Keiko Fujimori has already been on the losing end of two previous presidential elections, in 2011 and 2016. She never formally acknowledged her defeat in 2016—also by a narrow margin of 41,000 votes—and subsequently used her party’s super-majority in Congress to generate a climate of ungovernability. Just one indicator: Peru had four presidents between 2018 and 2020, two of whom were removed from office by Congress, and one who was forced out after several days of protests, including the deaths of two young Peruvian men.
Now Fujimori is again refusing to acknowledge the reality that she has lost, and is using both traditional and social media to spread allegations of fraud, in order to undermine the results of the election. Not coincidentally, Fujimori faces the possibility of serious jail time on charges of money laundering, leading a criminal organization, and obstruction of justice, and remains vulnerable to prosecution unless she can gain the immunity that becoming president would confer.
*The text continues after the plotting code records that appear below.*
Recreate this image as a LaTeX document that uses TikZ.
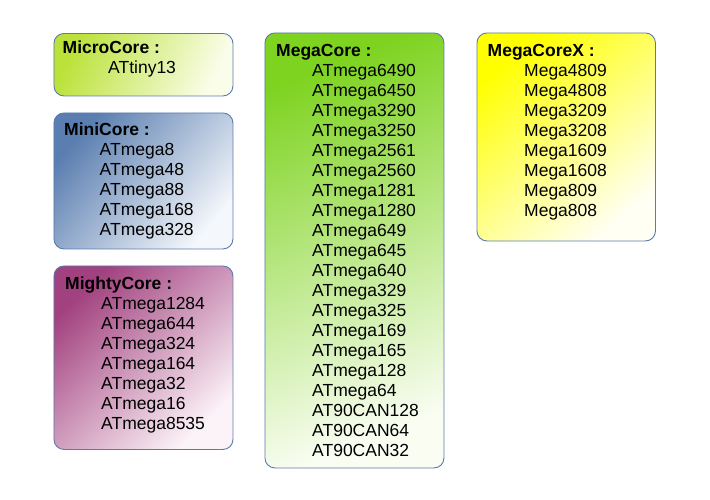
\documentclass[tikz,border=0pt]{standalone}
\usepackage{fontspec}
\setmainfont{Liberation Sans}
\definecolor{bordercol}{HTML}{5A7AAE}
\definecolor{microA}{HTML}{BBE23A}
\definecolor{microB}{HTML}{FBFDEB}
\definecolor{miniA}{HTML}{5A7EB0}
\definecolor{miniB}{HTML}{F4F7FB}
\definecolor{mightyA}{HTML}{A2417F}
\definecolor{mightyB}{HTML}{FCF3F8}
\definecolor{megaA}{HTML}{7ED321}
\definecolor{megaB}{HTML}{F9FDF2}
\definecolor{megaxA}{HTML}{FFFF00}
\definecolor{megaxB}{HTML}{FFFFF4}
\begin{document}
\begin{tikzpicture}[x=1pt,y=-1pt,
  corebox/.style={draw=bordercol, line width=0.9pt, rounded corners=10pt,
    anchor=north west, inner sep=0pt},
  grad/.style n args={3}{top color=#1, bottom color=#2, shading angle=#3},
  title/.style={anchor=base west, inner sep=0pt, font=\fontsize{17.5}{20}\selectfont\bfseries},
  item/.style={anchor=base west, inner sep=0pt, font=\fontsize{17.5}{20}\selectfont}]
\useasboundingbox (0,0) rectangle (710,499);
% boxes
\node[corebox, grad={microA}{microB}{65}, minimum width=179pt, minimum height=62.5pt] (micro) at (53.5,33) {};
\node[corebox, grad={miniA}{miniB}{50}, minimum width=179pt, minimum height=136pt] (mini) at (53.5,112.5) {};
\node[corebox, grad={mightyA}{mightyB}{44}, minimum width=179pt, minimum height=183.5pt] (mighty) at (53.5,265.5) {};
\node[corebox, grad={megaA}{megaB}{22}, minimum width=179pt, minimum height=435pt] (mega) at (264.5,32.5) {};
\node[corebox, grad={megaxA}{megaxB}{40}, minimum width=178.5pt, minimum height=208pt] (megax) at (476.5,32.5) {};
% MicroCore
\node[title] (microT) at (62.5,53) {MicroCore :};
\node[item] (micro1) at (108,73) {ATtiny13};
% MiniCore
\node[title] (miniT) at (64,135) {MiniCore :};
\foreach \t [count=\i from 0] in {ATmega8,ATmega48,ATmega88,ATmega168,ATmega328}
  \node[item] (mini\i) at (99.5,155+20*\i) {\t};
% MightyCore
\node[title] (mightyT) at (65,289) {MightyCore :};
\foreach \t [count=\i from 0] in {ATmega1284,ATmega644,ATmega324,ATmega164,ATmega32,ATmega16,ATmega8535}
  \node[item] (mighty\i) at (101,309+20*\i) {\t};
% MegaCore
\node[title] (megaT) at (276,56) {MegaCore :};
\foreach \t [count=\i from 0] in {ATmega6490,ATmega6450,ATmega3290,ATmega3250,ATmega2561,ATmega2560,ATmega1281,ATmega1280,ATmega649,ATmega645,ATmega640,ATmega329,ATmega325,ATmega169,ATmega165,ATmega128,ATmega64,AT90CAN128,AT90CAN64,AT90CAN32}
  \node[item] (mega\i) at (312,76+20*\i) {\t};
% MegaCoreX
\node[title] (megaxT) at (487.5,56) {MegaCoreX :};
\foreach \t [count=\i from 0] in {Mega4809,Mega4808,Mega3209,Mega3208,Mega1609,Mega1608,Mega809,Mega808}
  \node[item] (megax\i) at (524,76+20*\i) {\t};
\end{tikzpicture}
\end{document}
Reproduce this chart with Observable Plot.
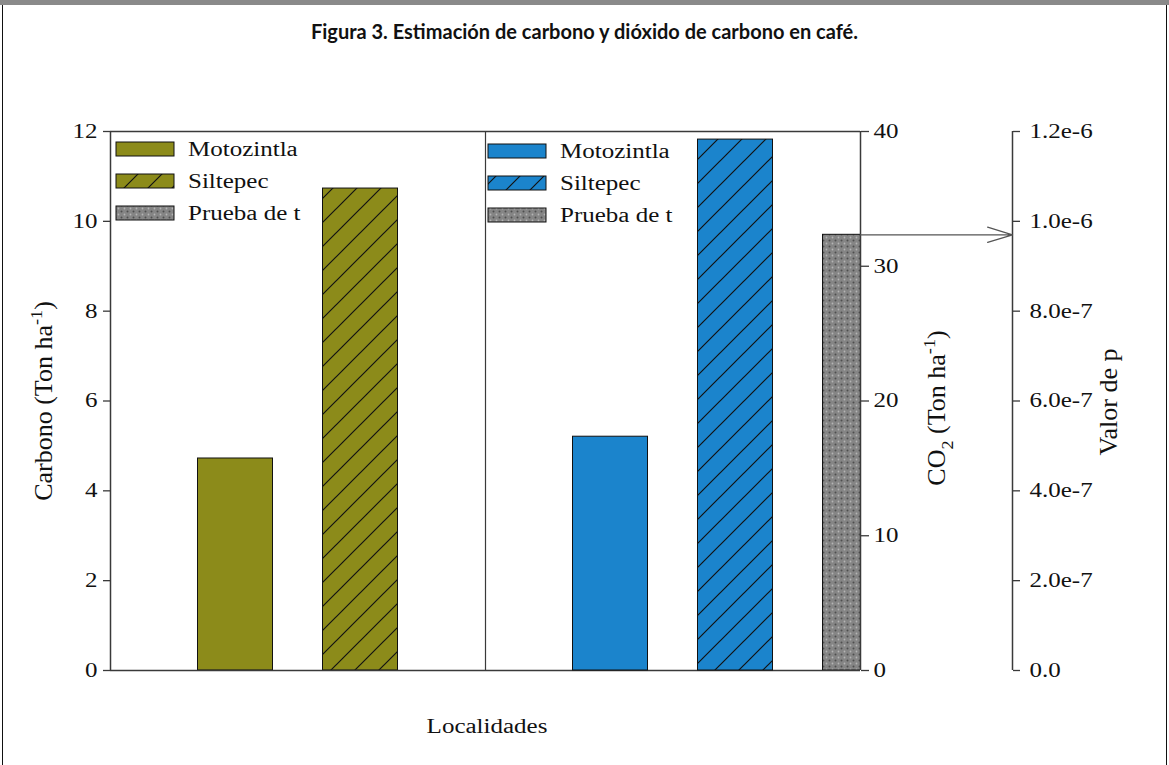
<!DOCTYPE html>
<html><head><meta charset="utf-8">
<script src="https://cdn.jsdelivr.net/npm/d3@7"></script>
<script src="https://cdn.jsdelivr.net/npm/@observablehq/plot@0.6"></script>
<style>
body{margin:0;background:#fff;}
#fig{position:relative;width:1169px;height:765px;overflow:hidden;background:#fff;}
.layer{position:absolute;left:0;top:65px;}
#title{position:absolute;top:19px;left:0;width:1169px;text-align:center;font-family:Lato,'Open Sans',sans-serif;font-weight:bold;font-size:20px;color:#111;}
</style></head><body>
<div id="fig">
  <div style="position:absolute;left:0;top:0;width:1169px;height:5px;background:#8a8a8a"></div>
  <div style="position:absolute;left:2px;top:5px;width:1px;height:760px;background:#111"></div>
  <div style="position:absolute;left:1166px;top:5px;width:1px;height:760px;background:#111"></div>
  <div id="title">Figura 3. Estimación de carbono y dióxido de carbono en café.</div>
  <svg width="0" height="0" style="position:absolute">
    <defs>
      <pattern id="hatchOlive" patternUnits="userSpaceOnUse" width="24" height="24">
        <rect width="24" height="24" fill="#8c8b1a"/>
        <path d="M0,24L24,0M-6,6L6,-6M18,30L30,18" stroke="#111" stroke-width="1.2"/>
      </pattern>
      <pattern id="hatchBlue" patternUnits="userSpaceOnUse" width="24" height="24">
        <rect width="24" height="24" fill="#1b84cc"/>
        <path d="M0,24L24,0M-6,6L6,-6M18,30L30,18" stroke="#111" stroke-width="1.2"/>
      </pattern>
      <pattern id="dots" patternUnits="userSpaceOnUse" width="6" height="6">
        <rect width="6" height="6" fill="#858585"/>
        <circle cx="1.5" cy="1.5" r="1" fill="#4e4e4e"/>
        <circle cx="4.5" cy="4.5" r="0.9" fill="#b5b5b5"/>
      </pattern>
    </defs>
  </svg>
</div>
<script>
// ---- data ----
const localidades = ["Motozintla", "Siltepec"];
const seriesNames = ["Motozintla", "Siltepec", "Prueba de t"];
const carbono = [4.72, 10.73];          // Ton ha-1
const co2 = [17.35, 39.4];              // Ton ha-1
const pValor = 9.7e-7;                  // prueba de t
const carbonTicks = [0, 2, 4, 6, 8, 10, 12];
const co2Ticks = [0, 10, 20, 30, 40];
const pTicks = [0, 2e-7, 4e-7, 6e-7, 8e-7, 1e-6, 1.2e-6];
const xLabel = "Localidades";

// ---- styles ----
const olive = "#8c8b1a", blue = "#1b84cc";
const carbonFill = {Motozintla: olive, Siltepec: "url(#hatchOlive)"};
const co2Fill = {Motozintla: blue, Siltepec: "url(#hatchBlue)"};
const dotsFill = "url(#dots)";
const frameStroke = "#3a3a3a";
const serif = "'Liberation Serif','Times New Roman',serif";
const W = 1169, H = 700, mL = 110, mR = 309, mT = 66, mB = 95;
const nSlots = 6, barHalf = 0.3;
const pxPerSlot = (W - mL - mR) / nSlots;
const pAxisDx = 152;
const stretch = 1.25;
const rotStretch = 1.3;

// tables
const carbonData = localidades.map((s, i) => ({serie: s, slot: i + 1, value: carbono[i]}));
const co2Data = localidades.map((s, i) => ({serie: s, slot: 3 + i + 1, value: co2[i]}));
const pData = [{serie: seriesNames[2], slot: 3 + 3, value: pValor}];

const base = {
  width: W, height: H, marginTop: mT, marginBottom: mB, marginLeft: mL, marginRight: mR,
  x: {domain: [0, nSlots], axis: null},
  color: {type: "identity"},
  style: {background: "transparent", fontFamily: serif, fontSize: "20px", color: "#111", overflow: "visible"}
};

const plotA = Plot.plot({...base,
  y: {domain: [0, 12], axis: null},
  marks: [
    Plot.rectY(carbonData, {x1: d => d.slot - barHalf, x2: d => d.slot + barHalf, y: "value",
      fill: d => carbonFill[d.serie], stroke: "#111", strokeWidth: 1}),
    Plot.ruleY([0], {stroke: frameStroke, strokeWidth: 1.5}),
    Plot.ruleY([12], {stroke: frameStroke, strokeWidth: 1.5}),
    Plot.ruleX([0], {stroke: frameStroke, strokeWidth: 1.5}),
    Plot.ruleX([3], {stroke: frameStroke, strokeWidth: 1.2}),
    Plot.axisY({anchor: "left", ticks: carbonTicks, tickSize: 7, tickPadding: 6, label: null, stroke: frameStroke, strokeWidth: 1.3})
  ]
});

const plotB = Plot.plot({...base,
  y: {domain: [0, 40], axis: null},
  marks: [
    Plot.rectY(co2Data, {x1: d => d.slot - barHalf, x2: d => d.slot + barHalf, y: "value",
      fill: d => co2Fill[d.serie], stroke: "#111", strokeWidth: 1}),
    Plot.axisY({anchor: "right", ticks: co2Ticks, tickSize: 8, tickPadding: 5, label: null, stroke: frameStroke, strokeWidth: 1.3})
  ]
});

const plotC = Plot.plot({...base,
  y: {domain: [0, 1.2e-6], axis: null},
  marks: [
    Plot.rectY(pData, {x1: d => d.slot - barHalf, x2: d => d.slot + barHalf, y: "value",
      fill: dotsFill, stroke: "#111", strokeWidth: 1, clip: true}),
    Plot.ruleX([nSlots], {stroke: frameStroke, strokeWidth: 1.5}),
    Plot.ruleX([nSlots], {dx: pAxisDx, stroke: frameStroke, strokeWidth: 1.5}),
    Plot.axisY({anchor: "right", dx: pAxisDx, ticks: pTicks, tickSize: 7, tickPadding: 10, label: null,
      stroke: frameStroke, strokeWidth: 1.3,
      tickFormat: d => d === 0 ? "0.0" : d.toExponential(1)}),
    Plot.arrow(pData, {x1: "slot", y1: "value", x2: d => d.slot + pAxisDx / pxPerSlot, y2: "value",
      headLength: 30, headAngle: 34, stroke: "#555", strokeWidth: 1.3})
  ]
});

const fig = document.getElementById("fig");
for (const p of [plotA, plotB, plotC]) {
  p.classList.add("layer");
  p.style.position = "absolute"; p.style.left = "0px"; p.style.top = "65px";
  fig.appendChild(p);
}

// ---- annotation overlay: axis titles and legends ----
const ann = d3.select(fig).append("svg")
  .attr("width", W).attr("height", 765)
  .style("position", "absolute").style("left", 0).style("top", 0)
  .style("font-family", serif).style("font-size", "20px").attr("fill", "#111");

function rotLabel(x, y, parts) {
  const t = ann.append("text").attr("text-anchor", "middle")
    .attr("transform", `translate(${x},${y}) scale(${stretch},${rotStretch}) rotate(-90)`);
  for (const [txt, opt] of parts) {
    const ts = t.append("tspan").text(txt);
    if (opt) { ts.attr("dy", opt.dy).attr("font-size", opt.size); }
  }
}
rotLabel(52, 401, [["Carbono (Ton ha"], ["-1", {dy: -8, size: 14}], [")", {dy: 8, size: 20}]]);
rotLabel(945, 408, [["CO"], ["2", {dy: 6, size: 14}], [" (Ton ha", {dy: -6, size: 20}], ["-1", {dy: -8, size: 14}], [")", {dy: 8, size: 20}]]);
rotLabel(1117, 402, [["Valor de p"]]);

ann.append("text").attr("class", "stretch").attr("x", 487).attr("y", 733)
  .attr("text-anchor", "middle").text(xLabel);

function legend(x0, y0, fills) {
  seriesNames.forEach((s, i) => {
    const cy = y0 + i * 32;
    ann.append("rect").attr("x", x0).attr("y", cy - 7).attr("width", 58).attr("height", 14)
      .attr("fill", fills[i]).attr("stroke", "#111").attr("stroke-width", 1);
    ann.append("text").attr("class", "stretch").attr("x", x0 + 72).attr("y", cy + 7).text(s);
  });
}
legend(116, 149, [olive, "url(#hatchOlive)", dotsFill]);
legend(488, 151, [blue, "url(#hatchBlue)", dotsFill]);

// horizontal stretch of serif text (the original figure is widened)
const texts = [...document.querySelectorAll('.stretch'), ...document.querySelectorAll('svg [aria-label$="tick label"] text')];
for (const t of texts) {
  const w = t.getComputedTextLength();
  t.setAttribute("textLength", w * stretch);
  t.setAttribute("lengthAdjust", "spacingAndGlyphs");
}
</script>
</body></html>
The claims of fraud seek to deny the presidency to Castillo, a campesino, school teacher and trade unionist from rural Cajamarca; they play on racist and classist tropes. Ahead of the June 6 voting, Fujimori and her allies launched a fierce red-baiting campaign that portrayed Castillo as a dangerous communist, and even a Shining Path militant. This blatant manipulation of old fears about political violence, intended to discredit Castillo wholesale, has been widely echoed in the mainstream media. Now, it is also being deployed as an argument to justify the overturning of the election results should Castillo be proclaimed the winner. Elite hysteria over a Castillo victory has intersected with Fujimori’s urgent need to win the presidency to avoid prison.
As the review of the final ballot challenges comes to an end, it seems clear that Castillo has won a fair vote, and should be sworn in as Peru’s next president on July 28. But if Fujimori has her way, she and her party will find a way to overturn the election and prevent Castillo from assuming office. This is the moment for democratic leaders throughout the world to stand up to defend the integrity of the electoral process, and accept the judgement of the majority of voters, after competent electoral authorities have certified the outcome. If Fujimori succeeds in subverting Peru’s elections, the consequences would be dire—not just for Peru, but for all of the region’s democracies.